Thursday, November 8, 2007
Putting the Towers of Hanoi to Use on Backups
I needed to regularly backup some data to a zip file in another directory. The problem was that the data changed daily and the size started to be an issue so that I couldn't keep all the backups.
So what files do you delete and when? Ideally, you'd like to be able to recover from most errors. This includes the error where something has been wrong for a month and you need to recover from that one as well. (It also includes the "OH NO! I DELETED HALF THE FILE!" errors where you need a very fresh copy).
After some searching, I stumbled across a rather clever solution that apparently some backup programs implement: use the optimal Tower of Hanoi solution. If you recall, the Tower of Hanoi problem is typically stated where you have three poles and some discs of decreasing size. You need to move the stack of discs from one pole to another so that no bigger disc is ever on top of a smaller disc. One good solution is to always move the smallest disc every 2^1 moves, the next smallest disc every 2^2 moves, the third smallest every 2^3 moves, etc. The picture from Wikipedia above shows this quite well.

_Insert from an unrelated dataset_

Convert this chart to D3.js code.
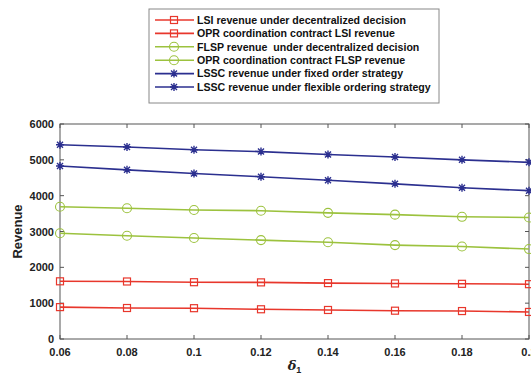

Imagine that the discs are backup tapes. Each time you "move" the tape represents when you perform a backup using that tape. It gives a nice exponential staggering which works pretty good in practice. Working with zip files is similar, just delete files that don't match the exponential factor (well, there is some rounding involved). The math works out because a file that is 8 days old was around at the 4 day mark and at the 2 day mark. However, a file that is 6 days old wouldn't make it because it isn't a power of two.
So imagine it's 11/8/2007. You'd have a directory of backups like this:
Recent history is very backed up, but it thins out over time where it becomes less useful. It's a nice trade off of having backups, but saving space.
Who knew? The Towers of Hanoi are actually useful!